On February 24, 2017, Judge Edward Chen of the United States District Court for the Northern District of California granted in part and denied in part a motion to dismiss a putative securities class action against Leapfrog Enterprises, its current CEO, and its former CFO. The complaint alleged that Leapfrog violated the Securities Exchange Act of 1934 and Rule 10b-5 promulgated thereunder by falsely representing in its financial disclosures that it did not need to take write-offs related to the value of its goodwill and long-lived assets. In re Leapfrog Enterprise, Inc. Sec. Litig., No. 15-cv-00347-EMC, 2017 WL 732909 (N.D. Cal. Feb. 24, 2017). Considering the difference in the relevant disclosures, the Court dismissed plaintiffs’ claims related to the goodwill write-off, but not the claims related to the write-off of long-lived assets.

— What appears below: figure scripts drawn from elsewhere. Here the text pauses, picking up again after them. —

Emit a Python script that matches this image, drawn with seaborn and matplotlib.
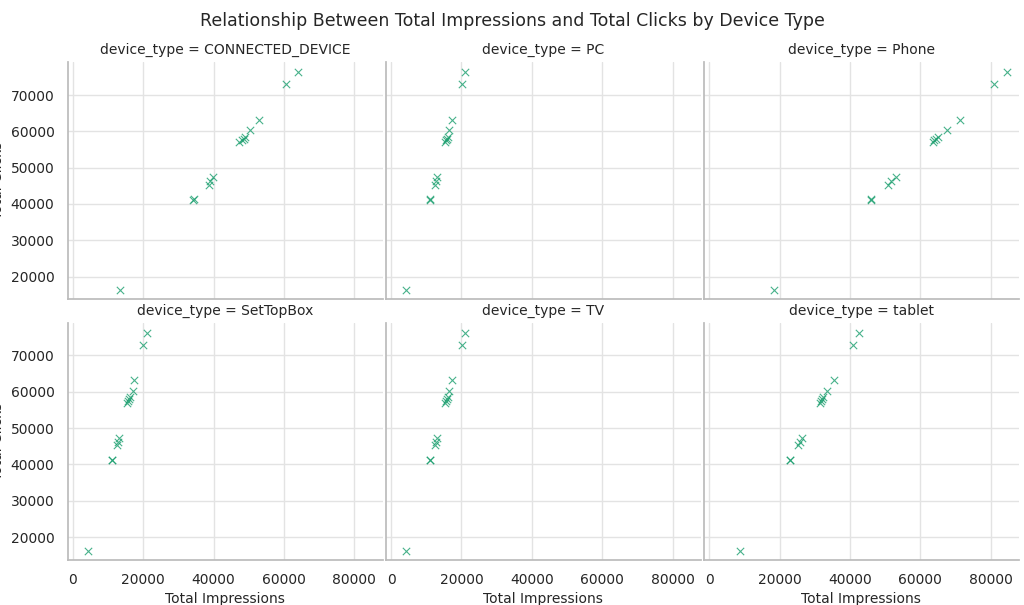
import matplotlib
matplotlib.use("Agg")
import matplotlib.pyplot as plt
import seaborn as sns
import pandas as pd

devices = ["CONNECTED_DEVICE", "PC", "Phone", "SetTopBox", "TV", "tablet"]
clicks = [16300, 41200, 41300, 45300, 46300, 47300, 57000, 57600, 58000, 58500, 60300, 63200, 73000, 76200]
imp_connected = [13400, 34200, 34300, 38600, 39000, 39900, 47300, 48000, 48500, 49000, 50400, 52800, 60600, 63900]
imp_pc = [4300, 11000, 11100, 12400, 12700, 13000, 15300, 15600, 15900, 16100, 16400, 17300, 20200, 21000]
imp_phone = [18400, 45900, 46000, 50900, 51800, 53200, 63500, 64000, 64500, 65000, 67500, 71200, 80900, 84700]
imp_stb = [4300, 11000, 11100, 12600, 12800, 13000, 15400, 15700, 16000, 16300, 17000, 17300, 20000, 21200]
imp_tv = [4300, 11000, 11100, 12400, 12700, 13000, 15300, 15600, 15900, 16100, 16400, 17300, 20200, 21000]
imp_tablet = [8900, 22900, 23000, 25300, 25900, 26400, 31500, 31900, 32200, 32400, 33600, 35400, 41000, 42600]

imps = [imp_connected, imp_pc, imp_phone, imp_stb, imp_tv, imp_tablet]
rows = []
for d, xs in zip(devices, imps):
    for x, y in zip(xs, clicks):
        rows.append({"device_type": d, "Total Impressions": x, "Total Clicks": y})
df = pd.DataFrame(rows)

sns.set_theme(style="whitegrid", rc={"font.size": 10, "axes.labelsize": 10, "axes.titlesize": 10,
                                     "xtick.labelsize": 10, "ytick.labelsize": 10,
                                     "grid.color": "#e3e3e3", "axes.edgecolor": "#bbbbbb"})
plt.rcParams["font.family"] = ["DejaVu Sans"]
g = sns.relplot(data=df, x="Total Impressions", y="Total Clicks", col="device_type",
                col_wrap=3, kind="scatter", marker="x", color="#1a9e6e", alpha=0.8,
                s=28, linewidth=0.8, height=2.95, aspect=1.14,
                col_order=devices)
g.set(xlim=(-1500, 88000), ylim=(13800, 79000))
g.fig.suptitle("Relationship Between Total Impressions and Total Clicks by Device Type", fontsize=12.5)
g.fig.set_size_inches(10.24, 6.05)
g.fig.subplots_adjust(left=0.066, right=0.995, bottom=0.075, top=0.897, wspace=0.01, hspace=0.1)
g.fig.savefig("out.png", dpi=100)
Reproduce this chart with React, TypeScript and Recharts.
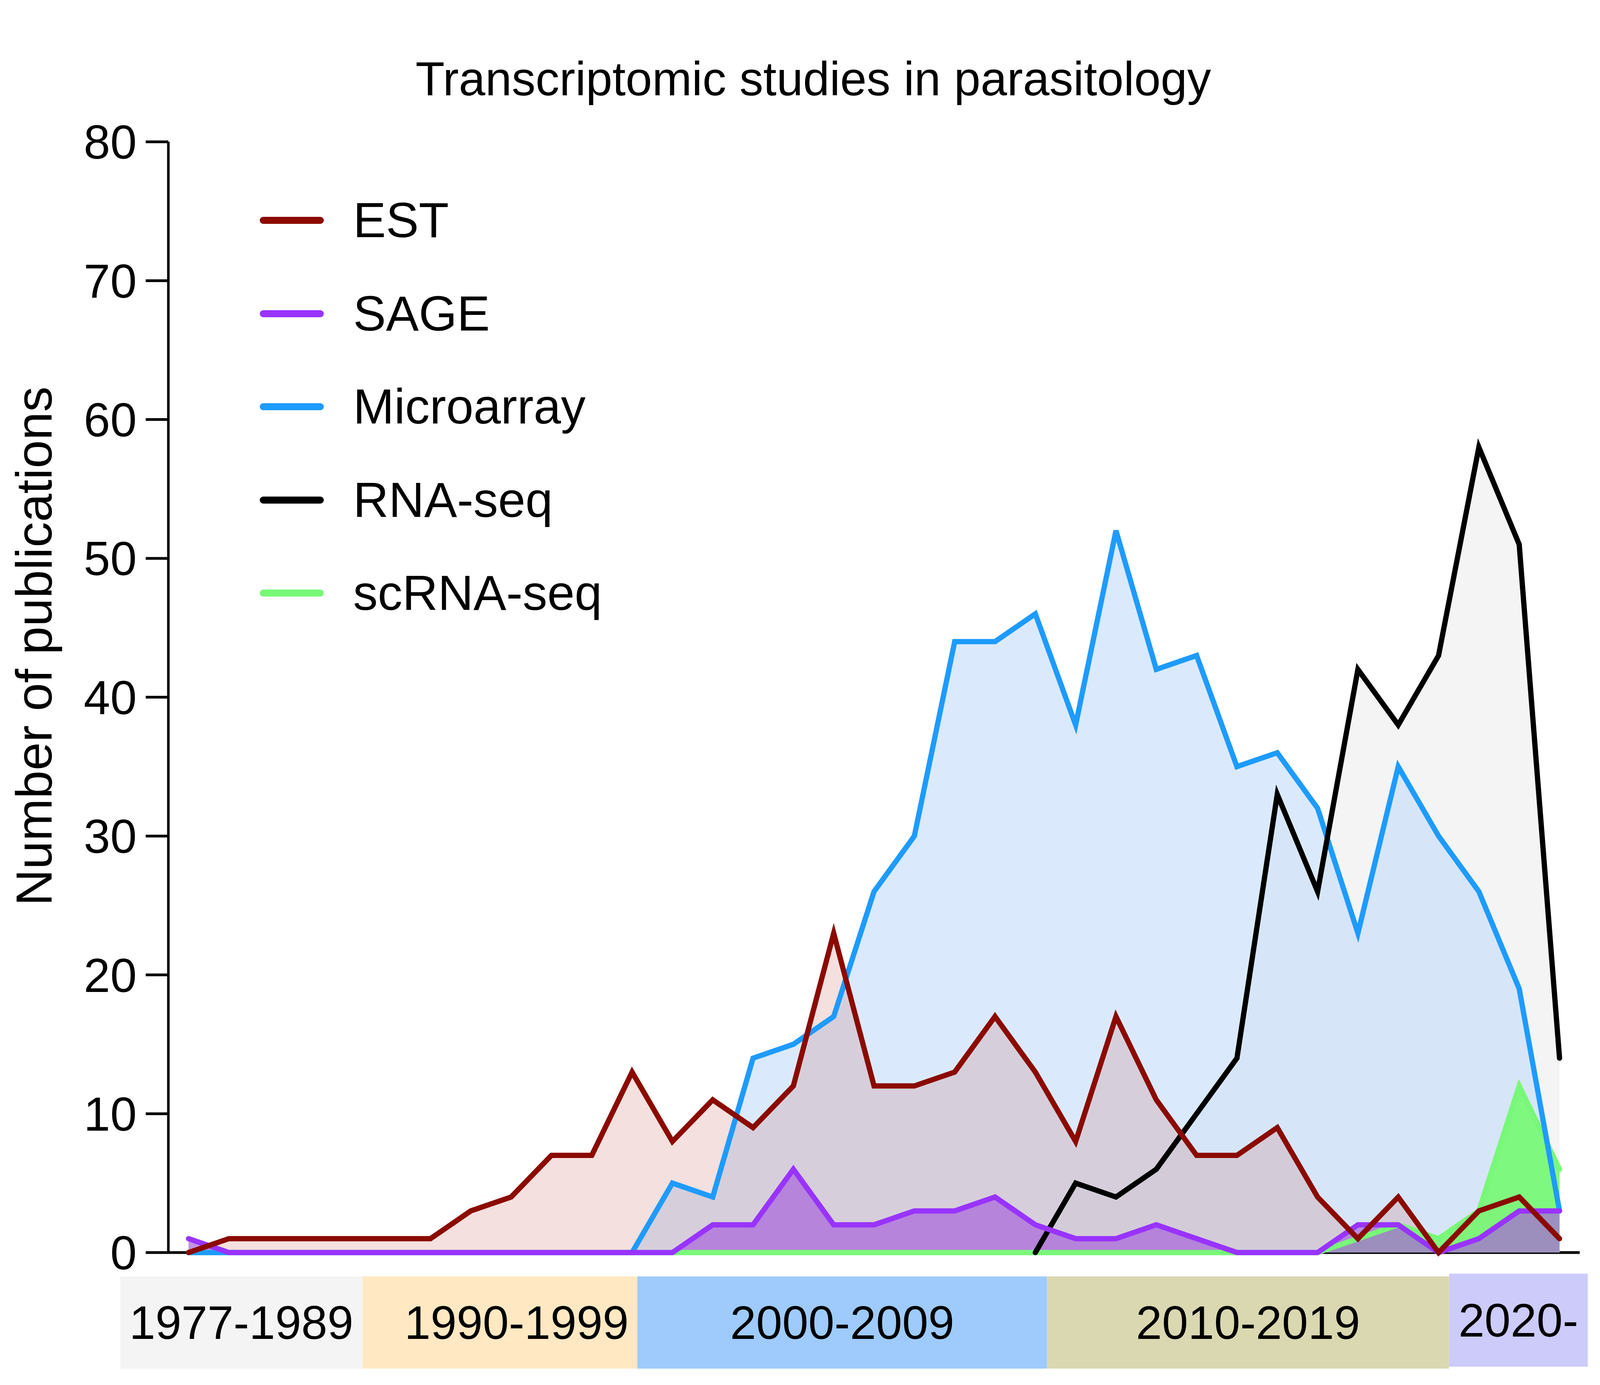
import React from 'react';
import { ComposedChart, Area, Line, XAxis, YAxis, ReferenceArea, Legend } from 'recharts';

// one point per publication year bin, left to right (x axis has no tick labels)
const points = [
  0, 1, 2, 3, 4, 5, 6, 7, 8, 9, 10, 11, 12, 13, 14, 15, 16, 17,
  18, 19, 20, 21, 22, 23, 24, 25, 26, 27, 28, 29, 30, 31, 32, 33, 34,
];

const est = [0, 1, 1, 1, 1, 1, 1, 3, 4, 7, 7, 13, 8, 11, 9, 12, 23, 12, 12, 13, 17, 13, 8, 17, 11, 7, 7, 9, 4, 1, 4, 0, 3, 4, 1];
const sage = [1, 0, 0, 0, 0, 0, 0, 0, 0, 0, 0, 0, 0, 2, 2, 6, 2, 2, 3, 3, 4, 2, 1, 1, 2, 1, 0, 0, 0, 2, 2, 0, 1, 3, 3];
const microarray = [0, 0, 0, 0, 0, 0, 0, 0, 0, 0, 0, 0, 5, 4, 14, 15, 17, 26, 30, 44, 44, 46, 38, 52, 42, 43, 35, 36, 32, 23, 35, 30, 26, 19, 3];
const rnaSeq = [
  null, null, null, null, null, null, null, null, null, null, null, null, null, null, null, null, null, null, null, null, null,
  0, 5, 4, 6, 10, 14, 33, 26, 42, 38, 43, 58, 51, 14,
];
const scRnaSeq = [0, 0, 0, 0, 0, 0, 0, 0, 0, 0, 0, 0, 0, 0, 0, 0, 0, 0, 0, 0, 0, 0, 0, 0, 0, 0, 0, 0, 0, 1, 2, 1, 3, 12, 6];

const yTicks = [0, 10, 20, 30, 40, 50, 60, 70, 80];

// decades shown as coloured boxes under the x axis (in x index units)
const periodLabels = ['1977-1989', '1990-1999', '2000-2009', '2010-2019', '2020-'];
const periodStart = [-1.69, 4.31, 11.13, 21.29, 31.26];
const periodEnd = [4.31, 11.13, 21.29, 31.26, 34.7];

const data = points.map((x, i) => ({
  x,
  est: est[i],
  sage: sage[i],
  microarray: microarray[i],
  rnaSeq: rnaSeq[i],
  scRnaSeq: scRnaSeq[i],
}));

const FONT = '"Liberation Sans", Arial, Helvetica, sans-serif';

const series = [
  { key: 'est', name: 'EST', color: '#8B0A00' },
  { key: 'sage', name: 'SAGE', color: '#9933FF' },
  { key: 'microarray', name: 'Microarray', color: '#1E9BFF' },
  { key: 'rnaSeq', name: 'RNA-seq', color: '#000000' },
  { key: 'scRnaSeq', name: 'scRNA-seq', color: '#78F878' },
];

// fills back to front, then lines back to front
const fills = [
  { key: 'rnaSeq', fill: '#F4F4F4', opacity: 1 },
  { key: 'microarray', fill: '#C1DCFA', opacity: 0.6 },
  { key: 'est', fill: '#C8645A', opacity: 0.2 },
  { key: 'scRnaSeq', fill: '#70FA6A', opacity: 0.85 },
  { key: 'sage', fill: '#A864DC', opacity: 0.7 },
];
const lineOrder = ['scRnaSeq', 'microarray', 'rnaSeq', 'sage', 'est'];

const periodColors = ['#F4F4F4', '#FFE8C2', '#9ECBFB', '#DAD8B0', '#CCCBFA'];
const labelShift = [0, 43, 0, 0, 0];

const colorOf = (key: string) => series.find((s) => s.key === key)!.color;

const LegendBox = () => (
  <div>
    {series.map((s) => (
      <div key={s.key} style={{ display: 'flex', alignItems: 'center', height: 238.5 }}>
        <div style={{ width: 164, height: 18, borderRadius: 9, background: s.color, flex: 'none' }} />
        <span style={{ marginLeft: 75, fontSize: 126, lineHeight: 1, fontFamily: FONT, color: '#000', whiteSpace: 'nowrap' }}>
          {s.name}
        </span>
      </div>
    ))}
  </div>
);

const periodLabel = (text: string, dx: number) => (props: any) => {
  const { x, y, width, height } = props.viewBox;
  return (
    <text
      x={x + width / 2 + dx}
      y={y + height / 2}
      textAnchor="middle"
      dominantBaseline="central"
      fontSize={120}
      fontFamily={FONT}
      fill="#000"
    >
      {text}
    </text>
  );
};

const yLabel = () => (
  <text
    x={124}
    y={1646}
    transform="rotate(-90 124 1646)"
    textAnchor="middle"
    fontSize={130}
    fontFamily={FONT}
    fill="#000"
  >
    Number of publications
  </text>
);

export default function App() {
  return (
    <div style={{ position: 'relative', width: 4080, height: 3520, fontFamily: FONT }}>
      <div
        style={{
          position: 'absolute',
          left: 68,
          top: 133,
          width: 4012,
          textAlign: 'center',
          fontSize: 122,
          lineHeight: '122px',
          color: '#000',
          zIndex: 1,
        }}
      >
        Transcriptomic studies in parasitology
      </div>
      <div style={{ position: 'absolute', left: 0, top: 0 }}>
        <ComposedChart
          width={4080}
          height={3520}
          data={data}
          margin={{ top: 355, right: 44, left: 0, bottom: 320 }}
        >
          <XAxis
            type="number"
            dataKey="x"
            domain={[-0.5, 34.5]}
            height={2}
            tick={false}
            tickLine={false}
            axisLine={{ stroke: '#000', strokeWidth: 7 }}
            zIndex={50}
          />
          <YAxis
            type="number"
            domain={[0, 80]}
            ticks={yTicks}
            width={423}
            interval={0}
            tickSize={58}
            tickMargin={23}
            axisLine={{ stroke: '#000', strokeWidth: 6.5 }}
            tickLine={{ stroke: '#000', strokeWidth: 7 }}
            tick={{ fontSize: 122, fill: '#000', fontFamily: FONT }}
            label={yLabel}
          />
          {periodLabels.map((label, i) => (
            <ReferenceArea
              key={label}
              x1={periodStart[i]}
              x2={periodEnd[i]}
              y1={i === 4 ? -1.52 : -1.72}
              y2={i === 4 ? -8.22 : -8.36}
              ifOverflow="visible"
              fill={periodColors[i]}
              fillOpacity={1}
              stroke="none"
              label={periodLabel(label, labelShift[i])}
            />
          ))}
          {fills.map((f) => (
            <Area
              key={'fill-' + f.key}
              type="linear"
              dataKey={f.key}
              stroke="none"
              fill={f.fill}
              fillOpacity={f.opacity}
              isAnimationActive={false}
              legendType="none"
              activeDot={false}
            />
          ))}
          {lineOrder.map((key) => (
            <Line
              key={'line-' + key}
              type="linear"
              dataKey={key}
              stroke={colorOf(key)}
              strokeWidth={13.5}
              strokeLinejoin="miter"
              strokeLinecap="round"
              dot={false}
              activeDot={false}
              isAnimationActive={false}
            />
          ))}
          <Legend
            layout="vertical"
            align="center"
            verticalAlign="middle"
            content={LegendBox}
            wrapperStyle={{ left: 657, top: 437, width: 1400, height: 1200 }}
          />
        </ComposedChart>
      </div>
    </div>
  );
}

Leapfrog develops educational entertainment, including learning tablets, for children. Heading into the summer of 2014, Leapfrog had experienced disappointing sales of its tablets and a delay of a new product launch. Leapfrog ultimately took a $19.5 goodwill impairment adjustment—amounting to 100% of the reported value of its goodwill—in its third fiscal quarter of 2015 (October through December 2014). Plaintiffs alleged Leapfrog should have taken the impairment one quarter earlier, and had falsely stated in its report for its second fiscal quarter (June through September 2014) that no such adjustment was needed. Leapfrog also took a long-lived asset write-down of $36.5 million (96% of the reported value of its long-lived assets) in its fourth fiscal quarter of 2015 (January through March 2015). Plaintiffs alleged that this adjustment also came one quarter too late, and that Leapfrog had falsely represented in its report, for the third fiscal quarter, that its long-lived assets were not impaired.
The Court concluded that plaintiffs failed to adequately plead scienter with respect to the allegation that the goodwill write-off was improperly delayed because, even though Leapfrog did ultimately write-down the value of its goodwill, Leapfrog’s contemporaneous disclosures made it clear that there was no intent to defraud through delay. In particular, the Court noted that Leapfrog had disclosed in its report for the second quarter 2015 that it did not need to conduct a goodwill impairment analysis at that time because its overall financial results would largely depend on the company’s performance during the upcoming holiday season, and that it might need to test for a goodwill impairment if holiday results were weaker than expected. Thus, the subsequent substantial write-down could be explained by “the fact that the holiday season was not the boon anticipated by the Defendants,” and there was no basis to find a “strong inference” of intent for failure to take the write-off earlier. 2017 WL 732909, at *7. The Court also noted in this regard that Leapfrog’s CEO and CFO bought company shares in 2Q2015, which further undermined any allegation of fraudulent intent.
The Court reached the opposite conclusion with respect to Leapfrog’s write-off for long-lived assets. As they had with respect to goodwill, plaintiffs alleged that the need for this impairment was “obvious” a quarter before it was taken. Plaintiffs also alleged that the timing and magnitude of the write-down supported a strong inference of scienter. In this context, the Court agreed with plaintiffs. The Court rejected Leapfrog’s argument that the need for the adjustment only arose from a substantial drop in Leapfrog’s stock price in the fourth quarter, because much of the relevant stock price drop had occurred before Leapfrog issued its report for the third quarter. Thus, Judge Chen found that “in contrast to the analysis of the failure to take a goodwill impairment in F2Q2015” in which the subsequent poor holiday sales accounted for the timing of the write-down, “[n]o such intervening event explains the difference between F3Q15 and F4Q15” with respect to long-lived assets. Id. at *9. The Court further noted that, in contrast to the second quarter’s specific disclosure of the significance of the upcoming holiday season to potential impairments, generalized disclosures in the third quarter that impairment testing might result in write-downs did not undermine any inference of scienter based on a failure to disclose.
The opinion provides an important reminder that the more specific a disclosure can be, the better the protection will be against a subsequent securities fraud claim.